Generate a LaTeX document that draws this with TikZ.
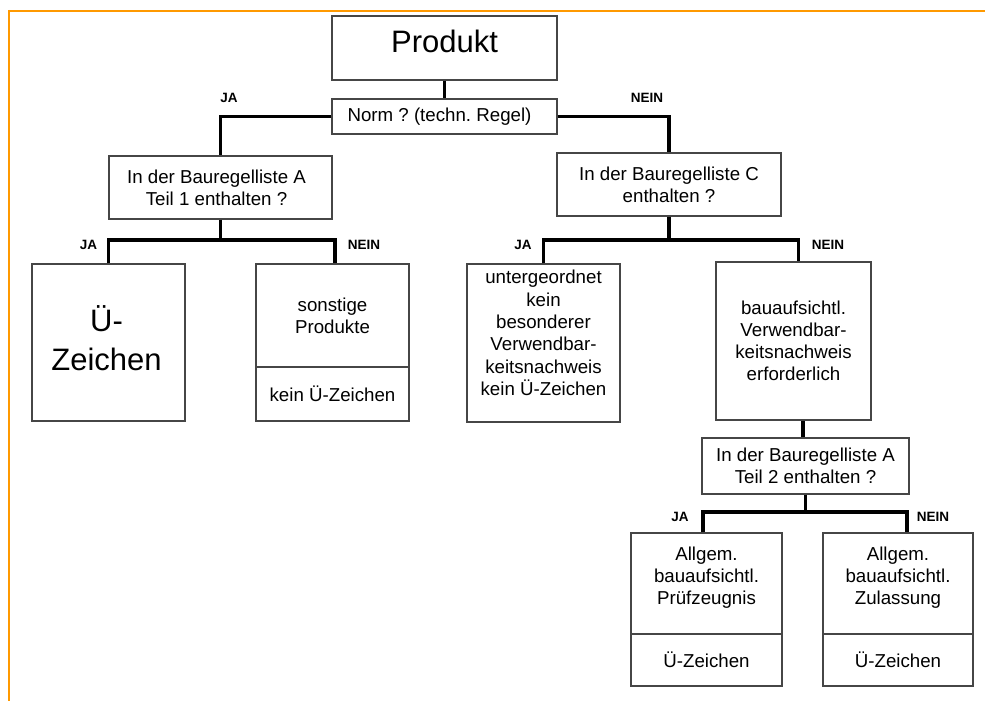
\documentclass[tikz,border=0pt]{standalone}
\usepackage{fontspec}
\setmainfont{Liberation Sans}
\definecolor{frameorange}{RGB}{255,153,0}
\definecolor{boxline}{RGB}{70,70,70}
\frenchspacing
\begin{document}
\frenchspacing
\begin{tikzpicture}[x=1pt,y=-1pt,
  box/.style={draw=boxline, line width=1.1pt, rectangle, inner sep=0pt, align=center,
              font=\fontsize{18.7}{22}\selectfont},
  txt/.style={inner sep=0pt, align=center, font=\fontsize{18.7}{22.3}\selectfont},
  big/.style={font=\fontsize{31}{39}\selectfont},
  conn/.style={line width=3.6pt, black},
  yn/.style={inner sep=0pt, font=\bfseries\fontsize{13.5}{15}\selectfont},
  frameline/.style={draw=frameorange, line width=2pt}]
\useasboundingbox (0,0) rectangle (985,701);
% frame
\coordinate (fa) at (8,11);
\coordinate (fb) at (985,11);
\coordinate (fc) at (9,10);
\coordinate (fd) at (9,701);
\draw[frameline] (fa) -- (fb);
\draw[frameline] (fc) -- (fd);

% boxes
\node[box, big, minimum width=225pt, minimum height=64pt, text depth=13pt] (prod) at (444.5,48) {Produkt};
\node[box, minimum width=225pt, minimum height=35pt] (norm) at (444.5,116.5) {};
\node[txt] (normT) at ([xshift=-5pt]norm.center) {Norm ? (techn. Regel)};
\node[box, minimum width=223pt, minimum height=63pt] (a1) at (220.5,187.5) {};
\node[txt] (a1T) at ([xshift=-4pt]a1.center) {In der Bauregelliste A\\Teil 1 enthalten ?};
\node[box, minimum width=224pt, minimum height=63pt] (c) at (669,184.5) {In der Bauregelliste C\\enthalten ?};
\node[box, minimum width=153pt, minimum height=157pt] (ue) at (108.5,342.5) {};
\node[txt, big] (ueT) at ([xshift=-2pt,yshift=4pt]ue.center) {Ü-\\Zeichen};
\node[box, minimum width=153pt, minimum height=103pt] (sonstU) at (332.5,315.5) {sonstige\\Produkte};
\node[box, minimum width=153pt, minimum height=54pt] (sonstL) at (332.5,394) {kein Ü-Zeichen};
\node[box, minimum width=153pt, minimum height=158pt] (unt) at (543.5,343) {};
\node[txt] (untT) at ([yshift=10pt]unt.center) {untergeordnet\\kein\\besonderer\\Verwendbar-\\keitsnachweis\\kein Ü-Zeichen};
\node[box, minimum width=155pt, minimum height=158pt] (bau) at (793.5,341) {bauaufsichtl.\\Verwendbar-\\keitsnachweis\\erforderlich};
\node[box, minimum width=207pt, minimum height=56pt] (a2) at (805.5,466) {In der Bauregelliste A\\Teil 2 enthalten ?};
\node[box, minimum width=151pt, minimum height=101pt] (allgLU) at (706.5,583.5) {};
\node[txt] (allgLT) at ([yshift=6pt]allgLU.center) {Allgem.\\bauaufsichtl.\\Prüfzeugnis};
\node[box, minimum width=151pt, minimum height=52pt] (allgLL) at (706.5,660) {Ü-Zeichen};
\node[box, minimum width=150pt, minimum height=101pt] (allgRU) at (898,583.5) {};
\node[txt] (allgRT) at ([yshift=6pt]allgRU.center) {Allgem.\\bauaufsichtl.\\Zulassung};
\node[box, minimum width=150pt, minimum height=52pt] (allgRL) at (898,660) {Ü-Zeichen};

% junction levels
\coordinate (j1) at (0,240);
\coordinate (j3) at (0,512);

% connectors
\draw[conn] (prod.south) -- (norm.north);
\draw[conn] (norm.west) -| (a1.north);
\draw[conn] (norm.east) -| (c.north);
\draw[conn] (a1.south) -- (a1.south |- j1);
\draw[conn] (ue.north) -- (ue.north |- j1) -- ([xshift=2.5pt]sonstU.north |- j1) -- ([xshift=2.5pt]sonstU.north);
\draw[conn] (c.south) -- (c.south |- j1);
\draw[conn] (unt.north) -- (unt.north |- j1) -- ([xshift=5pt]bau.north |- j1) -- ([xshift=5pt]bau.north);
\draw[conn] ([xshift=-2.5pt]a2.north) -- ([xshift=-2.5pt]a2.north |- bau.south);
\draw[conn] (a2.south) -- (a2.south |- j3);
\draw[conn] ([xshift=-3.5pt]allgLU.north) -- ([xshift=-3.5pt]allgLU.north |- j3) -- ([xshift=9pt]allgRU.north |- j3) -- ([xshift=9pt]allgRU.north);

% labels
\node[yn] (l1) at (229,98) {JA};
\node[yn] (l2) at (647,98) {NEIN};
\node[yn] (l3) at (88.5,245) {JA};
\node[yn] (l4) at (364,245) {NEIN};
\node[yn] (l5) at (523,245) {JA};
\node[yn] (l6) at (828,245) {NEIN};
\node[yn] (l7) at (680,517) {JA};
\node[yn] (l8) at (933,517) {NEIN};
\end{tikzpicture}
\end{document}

....................

Exercise —
Leave the images out and output the remaining material exactly as it stands.

Solved exercise —
Generate a LaTeX document that draws this with TikZ.
\documentclass[tikz,border=0pt]{standalone}
\usepackage{fontspec}
\setmainfont{Liberation Sans}
\definecolor{frameorange}{RGB}{255,153,0}
\definecolor{boxline}{RGB}{70,70,70}
\frenchspacing
\begin{document}
\frenchspacing
\begin{tikzpicture}[x=1pt,y=-1pt,
  box/.style={draw=boxline, line width=1.1pt, rectangle, inner sep=0pt, align=center,
              font=\fontsize{18.7}{22}\selectfont},
  txt/.style={inner sep=0pt, align=center, font=\fontsize{18.7}{22.3}\selectfont},
  big/.style={font=\fontsize{31}{39}\selectfont},
  conn/.style={line width=3.6pt, black},
  yn/.style={inner sep=0pt, font=\bfseries\fontsize{13.5}{15}\selectfont},
  frameline/.style={draw=frameorange, line width=2pt}]
\useasboundingbox (0,0) rectangle (985,701);
% frame
\coordinate (fa) at (8,11);
\coordinate (fb) at (985,11);
\coordinate (fc) at (9,10);
\coordinate (fd) at (9,701);
\draw[frameline] (fa) -- (fb);
\draw[frameline] (fc) -- (fd);

% boxes
\node[box, big, minimum width=225pt, minimum height=64pt, text depth=13pt] (prod) at (444.5,48) {Produkt};
\node[box, minimum width=225pt, minimum height=35pt] (norm) at (444.5,116.5) {};
\node[txt] (normT) at ([xshift=-5pt]norm.center) {Norm ? (techn. Regel)};
\node[box, minimum width=223pt, minimum height=63pt] (a1) at (220.5,187.5) {};
\node[txt] (a1T) at ([xshift=-4pt]a1.center) {In der Bauregelliste A\\Teil 1 enthalten ?};
\node[box, minimum width=224pt, minimum height=63pt] (c) at (669,184.5) {In der Bauregelliste C\\enthalten ?};
\node[box, minimum width=153pt, minimum height=157pt] (ue) at (108.5,342.5) {};
\node[txt, big] (ueT) at ([xshift=-2pt,yshift=4pt]ue.center) {Ü-\\Zeichen};
\node[box, minimum width=153pt, minimum height=103pt] (sonstU) at (332.5,315.5) {sonstige\\Produkte};
\node[box, minimum width=153pt, minimum height=54pt] (sonstL) at (332.5,394) {kein Ü-Zeichen};
\node[box, minimum width=153pt, minimum height=158pt] (unt) at (543.5,343) {};
\node[txt] (untT) at ([yshift=10pt]unt.center) {untergeordnet\\kein\\besonderer\\Verwendbar-\\keitsnachweis\\kein Ü-Zeichen};
\node[box, minimum width=155pt, minimum height=158pt] (bau) at (793.5,341) {bauaufsichtl.\\Verwendbar-\\keitsnachweis\\erforderlich};
\node[box, minimum width=207pt, minimum height=56pt] (a2) at (805.5,466) {In der Bauregelliste A\\Teil 2 enthalten ?};
\node[box, minimum width=151pt, minimum height=101pt] (allgLU) at (706.5,583.5) {};
\node[txt] (allgLT) at ([yshift=6pt]allgLU.center) {Allgem.\\bauaufsichtl.\\Prüfzeugnis};
\node[box, minimum width=151pt, minimum height=52pt] (allgLL) at (706.5,660) {Ü-Zeichen};
\node[box, minimum width=150pt, minimum height=101pt] (allgRU) at (898,583.5) {};
\node[txt] (allgRT) at ([yshift=6pt]allgRU.center) {Allgem.\\bauaufsichtl.\\Zulassung};
\node[box, minimum width=150pt, minimum height=52pt] (allgRL) at (898,660) {Ü-Zeichen};

% junction levels
\coordinate (j1) at (0,240);
\coordinate (j3) at (0,512);

% connectors
\draw[conn] (prod.south) -- (norm.north);
\draw[conn] (norm.west) -| (a1.north);
\draw[conn] (norm.east) -| (c.north);
\draw[conn] (a1.south) -- (a1.south |- j1);
\draw[conn] (ue.north) -- (ue.north |- j1) -- ([xshift=2.5pt]sonstU.north |- j1) -- ([xshift=2.5pt]sonstU.north);
\draw[conn] (c.south) -- (c.south |- j1);
\draw[conn] (unt.north) -- (unt.north |- j1) -- ([xshift=5pt]bau.north |- j1) -- ([xshift=5pt]bau.north);
\draw[conn] ([xshift=-2.5pt]a2.north) -- ([xshift=-2.5pt]a2.north |- bau.south);
\draw[conn] (a2.south) -- (a2.south |- j3);
\draw[conn] ([xshift=-3.5pt]allgLU.north) -- ([xshift=-3.5pt]allgLU.north |- j3) -- ([xshift=9pt]allgRU.north |- j3) -- ([xshift=9pt]allgRU.north);

% labels
\node[yn] (l1) at (229,98) {JA};
\node[yn] (l2) at (647,98) {NEIN};
\node[yn] (l3) at (88.5,245) {JA};
\node[yn] (l4) at (364,245) {NEIN};
\node[yn] (l5) at (523,245) {JA};
\node[yn] (l6) at (828,245) {NEIN};
\node[yn] (l7) at (680,517) {JA};
\node[yn] (l8) at (933,517) {NEIN};
\end{tikzpicture}
\end{document}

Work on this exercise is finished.